# S-tronic manual mode



## jabiqq (Apr 24, 2016)

Just trying to work out any hidden features of the S-tronic gearbox, esp. manual mode.

1. According to user's manual, one can hold the +/- paddle for around 1 second to shift up/down and go back immediately to the automatic mode (whilst driving in D/S) - if I understand correctly.

2. Kick down feature in manual mode. Apparently in M BMWs, you can floor the throttle and press - to drop to the lowest possible gear, without having to go through the gears one by one. I doubt it will work in the TT though.. Any ideas?

Any other S-tronic tips?


----------



## Shug750S (Feb 6, 2012)

Only got a mere mk2, but presume STronic basically same logic?

1. If in manual mode and you hold the + paddle, rather than just tapping it, reverts to Auto.

2. Kick down drops a gear, pretty much the same as any auto box. Never actually looked to see how many gears it drops as normally watching road at that point as car accelerates rapidly.

Just try both when next driving you'll see what happens yourself.


----------



## brittan (May 18, 2007)

1. In D or S you can operate a paddle to change up or down eg in preparation for a gap you can see coming for an overtake, instead of waiting for the gap and using kickdown, use - paddle to change down to the right gear before the gap arrives and then just go.
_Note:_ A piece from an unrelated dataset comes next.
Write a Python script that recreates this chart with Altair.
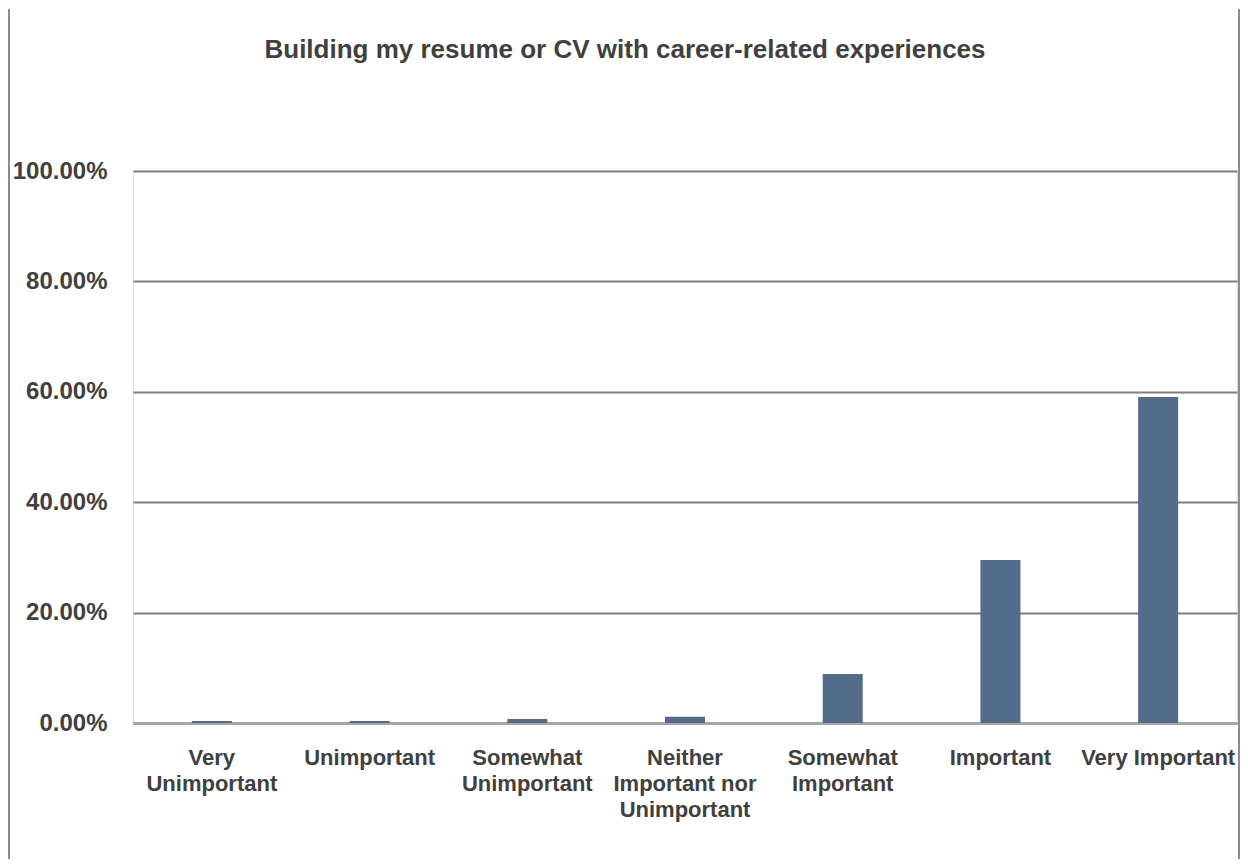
import altair as alt
import pandas as pd

categories = ["Very Unimportant", "Unimportant", "Somewhat Unimportant",
              "Neither Important nor Unimportant", "Somewhat Important",
              "Important", "Very Important"]
values = [0.0037, 0.0037, 0.0074, 0.0111, 0.0886, 0.2952, 0.5904]
label_lines = [["Very", "Unimportant"], ["Unimportant"], ["Somewhat", "Unimportant"],
               ["Neither", "Important nor", "Unimportant"], ["Somewhat", "Important"],
               ["Important"], ["Very Important"]]
y_ticks = [0, 0.2, 0.4, 0.6, 0.8, 1.0]
title_text = "Building my resume or CV with career-related experiences"

df = pd.DataFrame({"category": categories, "value": values})

lookup = "{" + ",".join(
    "'" + c + "': [" + ",".join("'" + l + "'" for l in lines) + "]"
    for c, lines in zip(categories, label_lines)) + "}"

FONT = "Liberation Sans"
TXT = "#404040"

bars = alt.Chart(df).mark_bar(size=40, color="#526c89").encode(
    x=alt.X("category:N", sort=categories, title=None,
            scale=alt.Scale(paddingInner=0, paddingOuter=0),
            axis=alt.Axis(labelExpr=lookup + "[datum.value]", labelAngle=0,
                          labelFont=FONT, labelFontSize=22, labelFontWeight="bold",
                          labelColor=TXT, labelLineHeight=26, labelPadding=24,
                          ticks=False, tickSize=0, domain=True, domainColor="#a6a6a6",
                          domainWidth=3, grid=False, labelLimit=300)),
    y=alt.Y("value:Q", title=None,
            scale=alt.Scale(domain=[0, 1], nice=False),
            axis=alt.Axis(values=y_ticks, format=".2%", labelFont=FONT, labelFontSize=24,
                          labelFontWeight="bold", labelColor=TXT, labelPadding=26,
                          ticks=False, tickSize=0, domain=False, grid=True,
                          gridColor="#7f7f7f", gridWidth=2)),
)

frame_df = pd.DataFrame({"a": [0]})
left_line = alt.Chart(frame_df).mark_rule(color="#8c8c8c", strokeWidth=2).encode(
    x=alt.value(-124), y=alt.value(-162), y2=alt.value(690))
right_line = alt.Chart(frame_df).mark_rule(color="#8c8c8c", strokeWidth=2).encode(
    x=alt.value(1106), y=alt.value(-162), y2=alt.value(690))

chart = alt.layer(bars, left_line, right_line).properties(
    width=1104, height=552,
    title=alt.TitleParams(title_text, font=FONT, fontSize=26, fontWeight="bold",
                          color=TXT, anchor="middle", frame="group", dx=-60,
                          baseline="alphabetic", offset=0, dy=76),
    autosize=alt.AutoSizeParams(type="none"),
    padding={"left": 125, "top": 163, "right": 3, "bottom": 136},
).configure_view(stroke="transparent", strokeWidth=0).configure(background="white")

chart.save("out.html", embed_options={"renderer": "svg", "actions": False})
If you then do not use the paddles for 8-10 secs (I think) it reverts to auto. Or you can hold the + paddle to revert.

2. As per Shug it kicks down to the right gear for max acceleration.

3. If your car is not an RS then in manual mode the car will still auto change up at the red line. Resist the temptation to use the paddle at that point or you'll get a double up change.

4. You can force the gearbox to pull away in 2nd gear, in snow conditions for example, by moving the shifter between D and R a few times and then finally to D. Go easy as although it will start off in 2nd it will change to 1st as you get going.


----------



## powerplay (Feb 8, 2008)

Personally never used the press-and-hold feature of the paddles. Don't have time for that!

If I've used the paddles while in D and it's now in manual mode, a quick flick of the stick over to M and back to D is all that's needed - instant mode change, no pressing holding and waiting required.


----------